Monday, February 18, 2013

***** Houses of the Holy by Led Zeppelin – The Best Led Zeppelin Album

Everybody, or perhaps almost everybody has their favorite Zeppelin album.  This one is mine.  And, this isn’t some sort of new thing for me.  This has been my favorite Zeppelin album since even before I got the 10 disc box set of all their albums back in high school.  I remember reading a Zeppelin biography by an insider in the Led Zeppelin outfit and this is the album I played all the while I was so fascinated when I read it.  In my opinion, this album is the last good one before Robert Plant needed help to make his voice sound thicker by electronics.  Since I learned Plant was a smoker, it became very easy for me to identify that his career’s glory would be shortened because physically one can’t expect to be a good singer if he or she is a smoker.  It just can’t be done.

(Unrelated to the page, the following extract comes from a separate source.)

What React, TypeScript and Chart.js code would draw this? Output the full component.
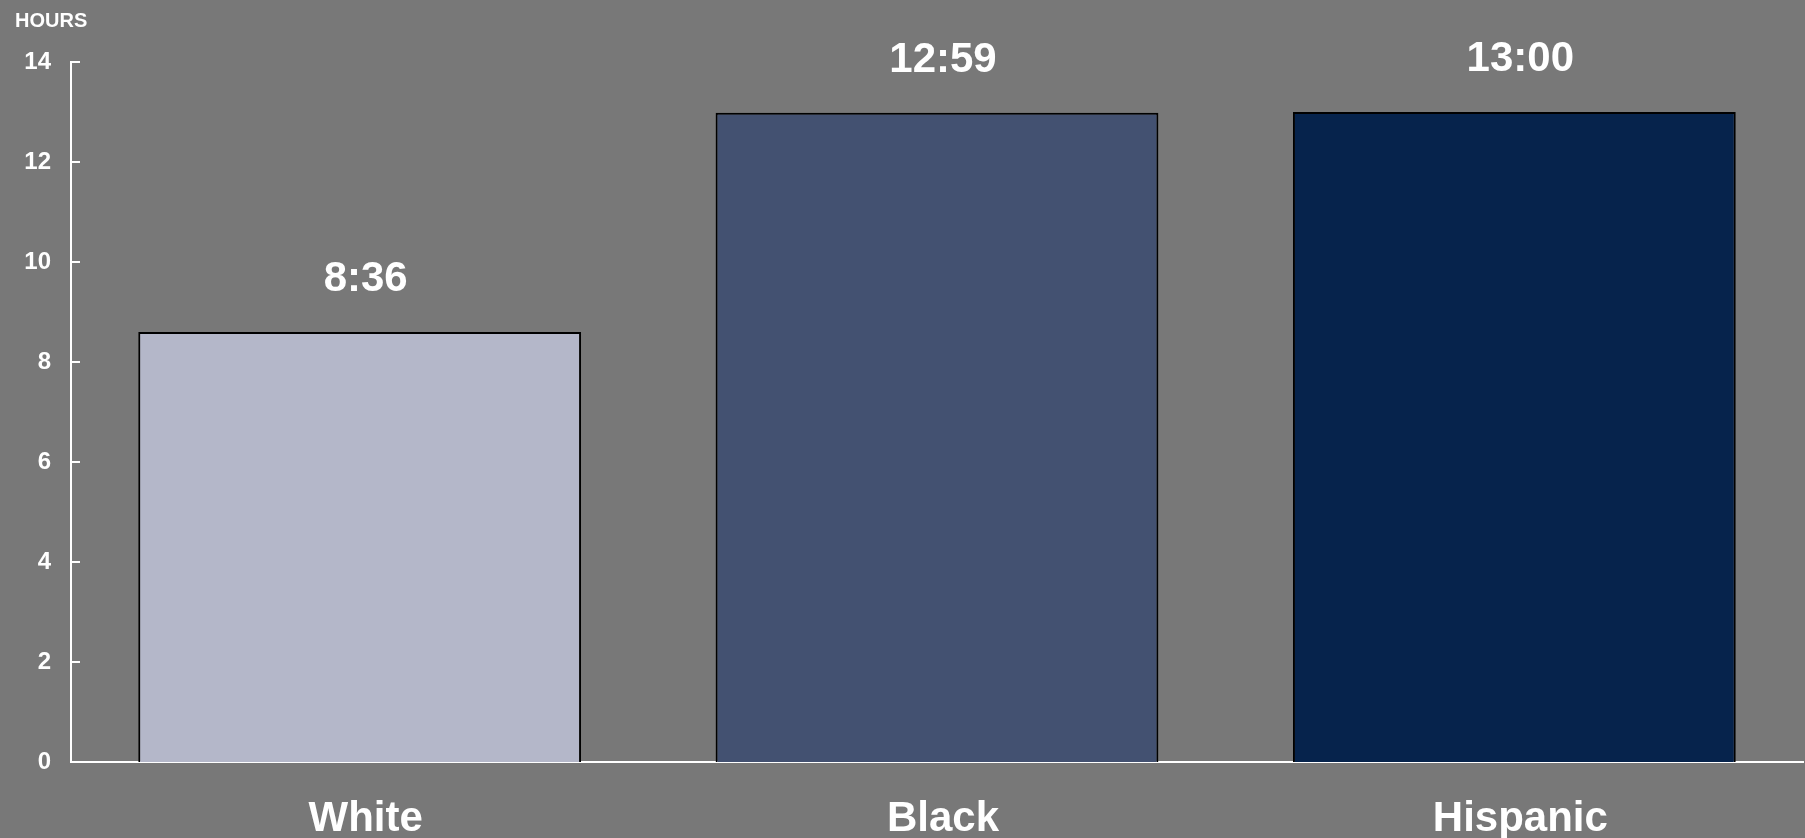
import { useEffect, useRef } from "react";
import { Chart, registerables } from "chart.js";

Chart.register(...registerables);

// Average hours per group, written as h:mm
const groups = ["White", "Black", "Hispanic"];
const avgTimes = ["8:36", "12:59", "13:00"];
const barColors = ["#b4b7c9", "#435171", "#06234c"];
const yTickValues = [0, 2, 4, 6, 8, 10, 12, 14];
const unitLabel = "HOURS";

const FONT = "'Liberation Sans', Arial, Helvetica, sans-serif";
const BG = "#787878";
const LABEL_SHIFT = 6; // text sits slightly right of the bar centre

const toHours = (t: string) => {
  const [h, m] = t.split(":").map(Number);
  return h + m / 60;
};
const hours = avgTimes.map(toHours);

const backgroundPlugin = {
  id: "bgFill",
  beforeDraw(chart: any) {
    const { ctx, width, height } = chart;
    ctx.save();
    ctx.fillStyle = BG;
    ctx.fillRect(0, 0, width, height);
    ctx.restore();
  },
};

// Short tick marks pointing into the plot, the unit caption and category names
const axisDecorPlugin = {
  id: "axisDecor",
  afterDraw(chart: any) {
    const { ctx, chartArea } = chart;
    const y = chart.scales.y;
    const x = chart.scales.x;
    ctx.save();
    ctx.strokeStyle = "#ffffff";
    ctx.lineWidth = 2;
    yTickValues.forEach((v) => {
      const py = Math.round(y.getPixelForValue(v));
      ctx.beginPath();
      ctx.moveTo(chartArea.left, py);
      ctx.lineTo(chartArea.left + 9, py);
      ctx.stroke();
    });
    ctx.fillStyle = "#ffffff";
    ctx.font = `bold 20px ${FONT}`;
    ctx.textAlign = "left";
    ctx.textBaseline = "alphabetic";
    ctx.fillText(unitLabel, 15, 27);

    ctx.font = `bold 42px ${FONT}`;
    ctx.textAlign = "center";
    groups.forEach((g, i) => {
      ctx.fillText(g, x.getPixelForValue(i) + LABEL_SHIFT, chartArea.bottom + 69);
    });
    ctx.restore();
  },
};

const valueLabelPlugin = {
  id: "valueLabels",
  afterDatasetsDraw(chart: any) {
    const { ctx } = chart;
    const meta = chart.getDatasetMeta(0);
    ctx.save();
    ctx.fillStyle = "#ffffff";
    ctx.font = `bold 42px ${FONT}`;
    ctx.textAlign = "center";
    ctx.textBaseline = "alphabetic";
    meta.data.forEach((bar: any, i: number) => {
      ctx.fillText(avgTimes[i], bar.x + LABEL_SHIFT, bar.y - 41);
    });
    ctx.restore();
  },
};

export default function App() {
  const canvasRef = useRef<HTMLCanvasElement | null>(null);

  useEffect(() => {
    document.body.style.margin = "0";
    document.body.style.background = BG;
    const canvas = canvasRef.current;
    if (!canvas) return;
    const chart = new Chart(canvas, {
      type: "bar",
      data: {
        labels: groups,
        datasets: [
          {
            data: hours,
            backgroundColor: barColors,
            borderColor: "#000000",
            borderWidth: 2,
            barPercentage: 0.767,
            categoryPercentage: 1,
          },
        ],
      },
      options: {
        animation: false,
        responsive: false,
        devicePixelRatio: 1,
        layout: { padding: { top: 62, right: 2, left: 0, bottom: 0 } },
        plugins: {
          legend: { display: false },
          tooltip: { enabled: false },
          title: { display: false },
        },
        scales: {
          x: {
            z: 1,
            grid: { display: false, drawTicks: false },
            border: { display: true, color: "#ffffff", width: 2 },
            ticks: { display: false },
            afterFit(scale: any) {
              scale.height = 76;
            },
          },
          y: {
            min: 0,
            max: 14,
            grid: { display: false, drawTicks: false },
            border: { display: true, color: "#ffffff", width: 2 },
            ticks: {
              stepSize: 2,
              color: "#ffffff",
              font: { family: FONT, size: 24, weight: "bold" },
              padding: 20,
            },
            afterFit(scale: any) {
              scale.width = 71;
            },
          },
        },
      },
      plugins: [backgroundPlugin, axisDecorPlugin, valueLabelPlugin],
    });
    return () => chart.destroy();
  }, []);

  return (
    <div style={{ width: 1805, height: 838 }}>
      <canvas ref={canvasRef} width={1805} height={838} style={{ display: "block" }} />
    </div>
  );
}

My favorite song on this one is, “The Song Remains the Same.”  I appreciate it for its complexity, especially when I was a kid and was not familiar with more music.  If you have been a reader of mine, despite how unpopular cerebral music tends to be these days, I can tell you this is a good one.  Certainly, not the most of all time or something like that, but it sounds like a lot of work was put into it.  The Song Remains The Same is a work I would hope that anybody would be able to enjoy.

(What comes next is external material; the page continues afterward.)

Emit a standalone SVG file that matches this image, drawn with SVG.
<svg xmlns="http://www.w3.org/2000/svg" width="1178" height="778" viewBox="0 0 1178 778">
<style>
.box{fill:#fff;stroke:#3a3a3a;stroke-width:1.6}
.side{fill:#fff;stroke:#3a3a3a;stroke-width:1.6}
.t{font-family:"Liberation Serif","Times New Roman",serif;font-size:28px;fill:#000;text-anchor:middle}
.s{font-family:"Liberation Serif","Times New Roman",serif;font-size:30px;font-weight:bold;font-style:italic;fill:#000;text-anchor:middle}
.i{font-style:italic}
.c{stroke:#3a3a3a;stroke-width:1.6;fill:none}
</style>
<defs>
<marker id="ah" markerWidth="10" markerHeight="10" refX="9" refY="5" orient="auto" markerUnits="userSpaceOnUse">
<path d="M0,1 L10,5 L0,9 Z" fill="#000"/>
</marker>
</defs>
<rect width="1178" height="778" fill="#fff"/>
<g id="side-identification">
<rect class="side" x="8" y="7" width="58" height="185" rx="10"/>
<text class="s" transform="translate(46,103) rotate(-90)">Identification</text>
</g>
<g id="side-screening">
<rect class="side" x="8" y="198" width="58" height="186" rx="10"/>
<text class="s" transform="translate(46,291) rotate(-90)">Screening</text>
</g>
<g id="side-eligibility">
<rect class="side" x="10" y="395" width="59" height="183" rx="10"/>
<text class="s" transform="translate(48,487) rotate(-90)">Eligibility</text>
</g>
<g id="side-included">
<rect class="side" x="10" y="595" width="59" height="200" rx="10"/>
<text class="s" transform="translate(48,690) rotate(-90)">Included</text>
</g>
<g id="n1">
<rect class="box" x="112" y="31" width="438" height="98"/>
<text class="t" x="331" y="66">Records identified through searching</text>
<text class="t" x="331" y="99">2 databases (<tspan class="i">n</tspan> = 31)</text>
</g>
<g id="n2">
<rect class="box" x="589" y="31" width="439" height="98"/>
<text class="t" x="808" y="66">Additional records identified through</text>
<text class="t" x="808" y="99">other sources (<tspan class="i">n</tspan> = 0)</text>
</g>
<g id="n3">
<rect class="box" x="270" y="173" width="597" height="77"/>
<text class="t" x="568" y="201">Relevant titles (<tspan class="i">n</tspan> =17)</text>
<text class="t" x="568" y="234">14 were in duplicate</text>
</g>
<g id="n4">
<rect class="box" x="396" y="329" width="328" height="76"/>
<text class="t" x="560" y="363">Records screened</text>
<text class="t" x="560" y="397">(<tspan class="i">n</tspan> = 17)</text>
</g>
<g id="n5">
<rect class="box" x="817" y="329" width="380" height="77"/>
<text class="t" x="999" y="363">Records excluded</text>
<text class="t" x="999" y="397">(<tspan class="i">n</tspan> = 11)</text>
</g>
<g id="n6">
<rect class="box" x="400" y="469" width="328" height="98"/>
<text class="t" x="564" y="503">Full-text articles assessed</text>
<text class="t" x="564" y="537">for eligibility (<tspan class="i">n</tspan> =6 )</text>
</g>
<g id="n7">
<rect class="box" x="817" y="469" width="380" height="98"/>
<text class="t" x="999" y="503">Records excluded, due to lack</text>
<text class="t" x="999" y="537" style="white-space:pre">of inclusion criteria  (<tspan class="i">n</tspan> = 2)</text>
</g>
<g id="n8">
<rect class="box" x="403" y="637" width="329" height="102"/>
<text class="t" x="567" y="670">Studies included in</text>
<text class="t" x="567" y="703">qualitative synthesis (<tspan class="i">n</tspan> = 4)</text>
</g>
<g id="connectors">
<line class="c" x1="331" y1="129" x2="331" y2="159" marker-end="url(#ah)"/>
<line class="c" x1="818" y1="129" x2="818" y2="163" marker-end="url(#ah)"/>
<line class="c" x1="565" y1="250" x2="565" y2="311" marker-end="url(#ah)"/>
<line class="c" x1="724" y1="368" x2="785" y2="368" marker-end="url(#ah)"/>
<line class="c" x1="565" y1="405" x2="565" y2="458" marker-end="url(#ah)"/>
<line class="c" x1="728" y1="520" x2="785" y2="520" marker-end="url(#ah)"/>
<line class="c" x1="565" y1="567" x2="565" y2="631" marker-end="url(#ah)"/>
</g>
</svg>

John Bonham is most certainly one of the best drummers ever in my opinion.  Too many drummers today trigger their material, such that every time a drum is hit, it sounds exactly the same way.  If you ask me, that’s cheating.  He might very well be my favorite drummer of all time because sometimes Dennis Chambers plays too many notes, and sometime Virgil Donati lacks taste in favor of playing something that can be done.

However, if you just listened to The Song Remains the Same, it would be a shame.  This record is awesome from start to finish.  Even its weakest song The Crunge is worth listening to.